I'd been here before, in 1970, on the anniversary of the Last Stand, when you could still walk all around what was then called the Custer Battlefield National Monument. I'd hiked down to the riverside and had just started to strip for a ritual immersion when suddenly the air was split with a chorus of cries — "Yi! Yi! Yi! Yi!" — and beneath it the drumming of hoofbeats. The hairs on the back of my neck stood up, and I looked wildly about. For a moment, history was suddenly too much alive, and I felt a muffled echo of the panic that beset those cavalrymen, raw recruits many of them, who had blundered into that huge village of Lakotas, Cheyennes, and Arapahos. Then I saw across the river a bunch of Crow kids on ponies, galloping along the bank and whooping in the high glee of youth and a summer's day. They'd come down to the river from some of the ranches that lie along the flats west of the Little Bighorn. They were wearing bathing suits, and while I watched they jerked their ponies to a halt, jumped off, and ran down to the riverside to plunge in. A hundred yards downstream the current eddied about the mostly submerged wreck of an old car, and the boys swung expertly about it and made their way to the bank. They clambered out of the water, their skin shining in the sun, and ran back up to their starting point, where they began their swift downstream glide all over again. My neck hairs relaxed, the momentary kinship with the doomed cavalrymen fell away from me, and I became once again just another tourist, safely protected by all the history made since the battle.
For almost a hundred years these were not even questions, and the legend of Custer's heroic martyrdom stood unchallenged. It was born the day after the Indians withdrew, when troopers under General Alfred Terry and Colonel John Gibbon arrived at the deserted encampment, its campfires still warm. They were to have formed the other arm of a pincer designed to crush the tribes and convey the remnants to their reservations. In a baffled effort at reprisal, Terry ordered everything left in the encampment burned. Then the soldiers went about the grisly business of inspecting what lay above them in the beaten grass of the ridge, where the mutilated bodies of the soldiers lay stripped and blazing in the sun like white boulders. Here and there the green bills of their last-issued pay fluttered about in the wind as if trying to find a pocket.
At the time, the terrible things that had been done to the corpses were attributed to the savagery of the Indians. But Connell, in Son of the Morning Star, has offered a more forbearing view: "The mutilation of Custer's troops may be explained partly by the grief and bewilderment these Indians felt. They could not understand why soldiers pursued them when all they ever wanted was to be left alone so that they might live as they had lived for centuries: hunting, fishing, trailing the munificent buffalo.
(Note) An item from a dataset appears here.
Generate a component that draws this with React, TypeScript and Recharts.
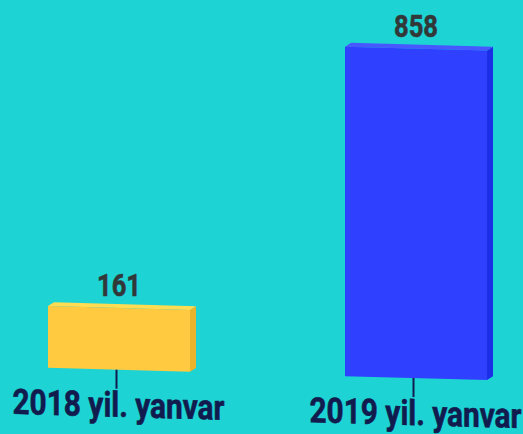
import React from "react";
import { BarChart, Bar, XAxis, YAxis, LabelList } from "recharts";

const categories = ["2018 yil. yanvar", "2019 yil. yanvar"];
const values = [161, 858];
const frontColors = ["#FFCA40", "#2F40FF"];
const topColors = ["#FFDC52", "#4858FF"];
const sideColors = ["#E9B42C", "#1A2FE6"];

const data = categories.map((name, i) => ({ name, value: values[i] }));

const BG = "#1ED3D4";
const NAVY = "#111B4E";
const SKEW = 0.028; // the whole picture leans down to the right
const DEPTH_X = 6;
const DEPTH_Y = 4;

// front face plus a thin top and side face, for the 3d look
const PrismBar = (props: any) => {
  const { x, y, width, height, index } = props;
  const r = x + width;
  const b = y + height;
  return (
    <g>
      <polygon
        points={`${r},${y} ${r + DEPTH_X},${y - DEPTH_Y} ${r + DEPTH_X},${b - DEPTH_Y} ${r},${b}`}
        fill={sideColors[index]}
      />
      <polygon
        points={`${x},${y} ${x + DEPTH_X},${y - DEPTH_Y} ${r + DEPTH_X},${y - DEPTH_Y} ${r},${y}`}
        fill={topColors[index]}
      />
      <rect x={x} y={y} width={width} height={height} fill={frontColors[index]} />
    </g>
  );
};

const ValueLabel = (props: any) => {
  const { x, y, width, value } = props;
  const cx = x + width / 2;
  return (
    <text
      x={cx}
      y={y - 12}
      textAnchor="middle"
      fontFamily="Roboto"
      fontWeight={700}
      fontSize={31}
      fill="#323838"
      stroke="#323838"
      strokeWidth={0.6}
      textLength={44}
      lengthAdjust="spacingAndGlyphs"
      transform={`matrix(1,${-SKEW},0,1,0,${SKEW * cx})`}
    >
      {value}
    </text>
  );
};

const CategoryTick = (props: any) => {
  const { x, y, payload } = props;
  return (
    <g>
      <line x1={x - 2} y1={y} x2={x - 2} y2={y + 19} stroke={NAVY} strokeWidth={2} />
      <text
        x={x}
        y={y + 47}
        textAnchor="middle"
        fontFamily="Roboto"
        fontWeight={700}
        fontSize={35}
        fill={NAVY}
        stroke={NAVY}
        strokeWidth={0.6}
        textLength={212}
        lengthAdjust="spacingAndGlyphs"
      >
        {payload.value}
      </text>
    </g>
  );
};

export default function App() {
  return (
    <div
      style={{
        position: "fixed",
        left: 0,
        top: 0,
        width: 523,
        height: 434,
        overflow: "hidden",
        background: BG,
      }}
    >
      <div
        style={{
          marginLeft: -30,
          width: 600,
          height: 434,
          transform: "skewY(1.6deg)",
          transformOrigin: "30px 0px",
        }}
      >
        <BarChart
          width={600}
          height={434}
          data={data}
          margin={{ top: 37, right: 6, left: 0, bottom: 0 }}
        >
          <XAxis
            dataKey="name"
            height={67.5}
            axisLine={false}
            tickLine={false}
            tickSize={0}
            tickMargin={0}
            interval={0}
            tick={<CategoryTick />}
          />
          <YAxis hide domain={[0, 858]} />
          <Bar
            dataKey="value"
            barSize={142}
            shape={<PrismBar />}
            isAnimationActive={false}
          >
            <LabelList dataKey="value" content={<ValueLabel />} />
          </Bar>
        </BarChart>
      </div>
    </div>
  );
}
They failed to see why they should be in one place all year, why they should become farmers when they had been hunters. They did not see how the land could be divided, allotted, owned."
At the battlefield the official interpretation of Little Bighorn was similarly pious, centering on what had happened to the general and the men he had led to their deaths. There, several hundred thousand visitors came each year and stood on the crest of the hill at the obelisk to the fallen, looking across the waving grasses and the slim white stones that marked where the bodies had been found, to the trees along the river bottom at the boundary of the site. The musing attitude of the visitors seemed perpetually to ask, "How could this have happened?"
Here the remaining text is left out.